⟨

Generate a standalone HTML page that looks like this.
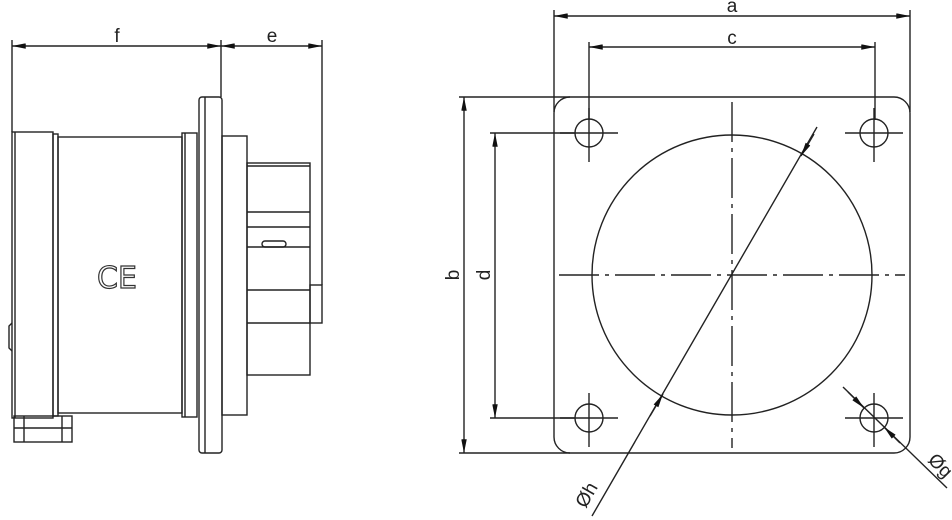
<!DOCTYPE html>
<html><head><meta charset="utf-8"><style>
html,body{margin:0;padding:0;background:#fff;}
svg{display:block;}
text{font-family:"Liberation Sans",sans-serif;fill:#222;}
</style></head><body>
<svg width="952" height="520" viewBox="0 0 952 520" xmlns="http://www.w3.org/2000/svg">
<defs>
<marker id="ar" viewBox="0 0 10 4" refX="10" refY="2" markerWidth="15" markerHeight="5.5" orient="auto-start-reverse" markerUnits="userSpaceOnUse"><path d="M0,0 L10,2 L0,4 z" fill="#111"/></marker>
</defs>
<g stroke="#222" stroke-width="1.4" fill="none">
<line x1="12" y1="40" x2="12" y2="132"/>
<line x1="221" y1="40" x2="221" y2="97"/>
<line x1="322" y1="40" x2="322" y2="285"/>
<line x1="12" y1="46" x2="221" y2="46" marker-start="url(#ar)" marker-end="url(#ar)"/>
<line x1="221" y1="46" x2="322" y2="46" marker-start="url(#ar)" marker-end="url(#ar)"/>
<rect x="12" y="132" width="41" height="286"/>
<line x1="15" y1="132" x2="15" y2="418"/>
<rect x="53" y="134" width="5" height="282"/>
<path d="M12,323 l-3,3 v22 l3,3"/>
<rect x="14" y="416" width="58" height="26"/>
<line x1="24" y1="416" x2="24" y2="442"/>
<line x1="62" y1="416" x2="62" y2="442"/>
<line x1="14" y1="428" x2="72" y2="428"/>
<rect x="58" y="137" width="124" height="276"/>
<rect x="182" y="133" width="15" height="284"/>
<line x1="185" y1="133" x2="185" y2="417"/>
<rect x="199" y="97" width="23" height="356" rx="3"/>
<line x1="205" y1="97" x2="205" y2="453"/>
<rect x="222" y="136" width="25" height="279"/>
<rect x="247" y="163" width="63" height="212"/>
<line x1="247" y1="166" x2="310" y2="166"/>
<line x1="247" y1="212" x2="310" y2="212"/>
<line x1="247" y1="227" x2="310" y2="227"/>
<line x1="247" y1="247" x2="310" y2="247"/>
<line x1="247" y1="290" x2="310" y2="290"/>
<line x1="247" y1="323" x2="310" y2="323"/>
<rect x="310" y="285" width="12" height="38"/>
<rect x="262" y="241" width="24" height="6" rx="3"/>
<line x1="554" y1="10" x2="554" y2="112"/>
<line x1="910" y1="10" x2="910" y2="112"/>
<line x1="554" y1="16" x2="910" y2="16" marker-start="url(#ar)" marker-end="url(#ar)"/>
<line x1="589" y1="42" x2="589" y2="120"/>
<line x1="875" y1="42" x2="875" y2="120"/>
<line x1="589" y1="47" x2="875" y2="47" marker-start="url(#ar)" marker-end="url(#ar)"/>
<line x1="459" y1="97" x2="570" y2="97"/>
<line x1="459" y1="453" x2="570" y2="453"/>
<line x1="464" y1="97" x2="464" y2="453" marker-start="url(#ar)" marker-end="url(#ar)"/>
<line x1="490" y1="133" x2="575" y2="133"/>
<line x1="490" y1="418" x2="575" y2="418"/>
<line x1="495" y1="133" x2="495" y2="418" marker-start="url(#ar)" marker-end="url(#ar)"/>
<rect x="554" y="97" width="356" height="356" rx="16"/>
<circle cx="732" cy="275" r="140"/>
<g stroke-dasharray="40,6,4,6">
<line x1="732" y1="102" x2="732" y2="448"/>
<line x1="559" y1="275" x2="905" y2="275"/>
</g>
<circle cx="589" cy="133" r="14"/><circle cx="874" cy="133" r="14"/>
<circle cx="589" cy="418" r="14"/><circle cx="874" cy="418" r="14"/>
<path d="M560,133h58M589,108v54M845,133h58M874,108v54M560,418h58M589,393v54M845,418h58M874,393v54"/>
<line x1="592" y1="516" x2="817" y2="127"/>
<line x1="650" y1="416" x2="663" y2="394" marker-end="url(#ar)"/>
<line x1="814" y1="134" x2="801" y2="156" marker-end="url(#ar)"/>
<line x1="843" y1="387" x2="947" y2="488"/>
<line x1="848" y1="392" x2="864" y2="408" marker-end="url(#ar)"/>
<line x1="900" y1="443" x2="884" y2="427" marker-end="url(#ar)"/>
</g>
<text x="117" y="288" font-size="30" text-anchor="middle" style="font-family:'DejaVu Sans',sans-serif;fill:none;stroke:#333;stroke-width:1.2">CE</text>
<text x="117" y="42" font-size="19" text-anchor="middle">f</text>
<text x="272" y="42" font-size="19" text-anchor="middle">e</text>
<text x="732" y="12" font-size="19" text-anchor="middle">a</text>
<text x="732" y="44" font-size="19" text-anchor="middle">c</text>
<text transform="translate(459,275) rotate(-90)" font-size="19" text-anchor="middle">b</text>
<text transform="translate(490,275) rotate(-90)" font-size="19" text-anchor="middle">d</text>
<text transform="translate(592,498) rotate(-60)" font-size="19" text-anchor="middle">Øh</text>
<text transform="translate(936,470) rotate(45)" font-size="19" text-anchor="middle">Øg</text>
</svg>
</body></html>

⟩

Given task> Repeat the data exactly in full, omitting its pictures.

Solution for this problem>
Generate a standalone HTML page that looks like this.
<!DOCTYPE html>
<html><head><meta charset="utf-8"><style>
html,body{margin:0;padding:0;background:#fff;}
svg{display:block;}
text{font-family:"Liberation Sans",sans-serif;fill:#222;}
</style></head><body>
<svg width="952" height="520" viewBox="0 0 952 520" xmlns="http://www.w3.org/2000/svg">
<defs>
<marker id="ar" viewBox="0 0 10 4" refX="10" refY="2" markerWidth="15" markerHeight="5.5" orient="auto-start-reverse" markerUnits="userSpaceOnUse"><path d="M0,0 L10,2 L0,4 z" fill="#111"/></marker>
</defs>
<g stroke="#222" stroke-width="1.4" fill="none">
<line x1="12" y1="40" x2="12" y2="132"/>
<line x1="221" y1="40" x2="221" y2="97"/>
<line x1="322" y1="40" x2="322" y2="285"/>
<line x1="12" y1="46" x2="221" y2="46" marker-start="url(#ar)" marker-end="url(#ar)"/>
<line x1="221" y1="46" x2="322" y2="46" marker-start="url(#ar)" marker-end="url(#ar)"/>
<rect x="12" y="132" width="41" height="286"/>
<line x1="15" y1="132" x2="15" y2="418"/>
<rect x="53" y="134" width="5" height="282"/>
<path d="M12,323 l-3,3 v22 l3,3"/>
<rect x="14" y="416" width="58" height="26"/>
<line x1="24" y1="416" x2="24" y2="442"/>
<line x1="62" y1="416" x2="62" y2="442"/>
<line x1="14" y1="428" x2="72" y2="428"/>
<rect x="58" y="137" width="124" height="276"/>
<rect x="182" y="133" width="15" height="284"/>
<line x1="185" y1="133" x2="185" y2="417"/>
<rect x="199" y="97" width="23" height="356" rx="3"/>
<line x1="205" y1="97" x2="205" y2="453"/>
<rect x="222" y="136" width="25" height="279"/>
<rect x="247" y="163" width="63" height="212"/>
<line x1="247" y1="166" x2="310" y2="166"/>
<line x1="247" y1="212" x2="310" y2="212"/>
<line x1="247" y1="227" x2="310" y2="227"/>
<line x1="247" y1="247" x2="310" y2="247"/>
<line x1="247" y1="290" x2="310" y2="290"/>
<line x1="247" y1="323" x2="310" y2="323"/>
<rect x="310" y="285" width="12" height="38"/>
<rect x="262" y="241" width="24" height="6" rx="3"/>
<line x1="554" y1="10" x2="554" y2="112"/>
<line x1="910" y1="10" x2="910" y2="112"/>
<line x1="554" y1="16" x2="910" y2="16" marker-start="url(#ar)" marker-end="url(#ar)"/>
<line x1="589" y1="42" x2="589" y2="120"/>
<line x1="875" y1="42" x2="875" y2="120"/>
<line x1="589" y1="47" x2="875" y2="47" marker-start="url(#ar)" marker-end="url(#ar)"/>
<line x1="459" y1="97" x2="570" y2="97"/>
<line x1="459" y1="453" x2="570" y2="453"/>
<line x1="464" y1="97" x2="464" y2="453" marker-start="url(#ar)" marker-end="url(#ar)"/>
<line x1="490" y1="133" x2="575" y2="133"/>
<line x1="490" y1="418" x2="575" y2="418"/>
<line x1="495" y1="133" x2="495" y2="418" marker-start="url(#ar)" marker-end="url(#ar)"/>
<rect x="554" y="97" width="356" height="356" rx="16"/>
<circle cx="732" cy="275" r="140"/>
<g stroke-dasharray="40,6,4,6">
<line x1="732" y1="102" x2="732" y2="448"/>
<line x1="559" y1="275" x2="905" y2="275"/>
</g>
<circle cx="589" cy="133" r="14"/><circle cx="874" cy="133" r="14"/>
<circle cx="589" cy="418" r="14"/><circle cx="874" cy="418" r="14"/>
<path d="M560,133h58M589,108v54M845,133h58M874,108v54M560,418h58M589,393v54M845,418h58M874,393v54"/>
<line x1="592" y1="516" x2="817" y2="127"/>
<line x1="650" y1="416" x2="663" y2="394" marker-end="url(#ar)"/>
<line x1="814" y1="134" x2="801" y2="156" marker-end="url(#ar)"/>
<line x1="843" y1="387" x2="947" y2="488"/>
<line x1="848" y1="392" x2="864" y2="408" marker-end="url(#ar)"/>
<line x1="900" y1="443" x2="884" y2="427" marker-end="url(#ar)"/>
</g>
<text x="117" y="288" font-size="30" text-anchor="middle" style="font-family:'DejaVu Sans',sans-serif;fill:none;stroke:#333;stroke-width:1.2">CE</text>
<text x="117" y="42" font-size="19" text-anchor="middle">f</text>
<text x="272" y="42" font-size="19" text-anchor="middle">e</text>
<text x="732" y="12" font-size="19" text-anchor="middle">a</text>
<text x="732" y="44" font-size="19" text-anchor="middle">c</text>
<text transform="translate(459,275) rotate(-90)" font-size="19" text-anchor="middle">b</text>
<text transform="translate(490,275) rotate(-90)" font-size="19" text-anchor="middle">d</text>
<text transform="translate(592,498) rotate(-60)" font-size="19" text-anchor="middle">Øh</text>
<text transform="translate(936,470) rotate(45)" font-size="19" text-anchor="middle">Øg</text>
</svg>
</body></html>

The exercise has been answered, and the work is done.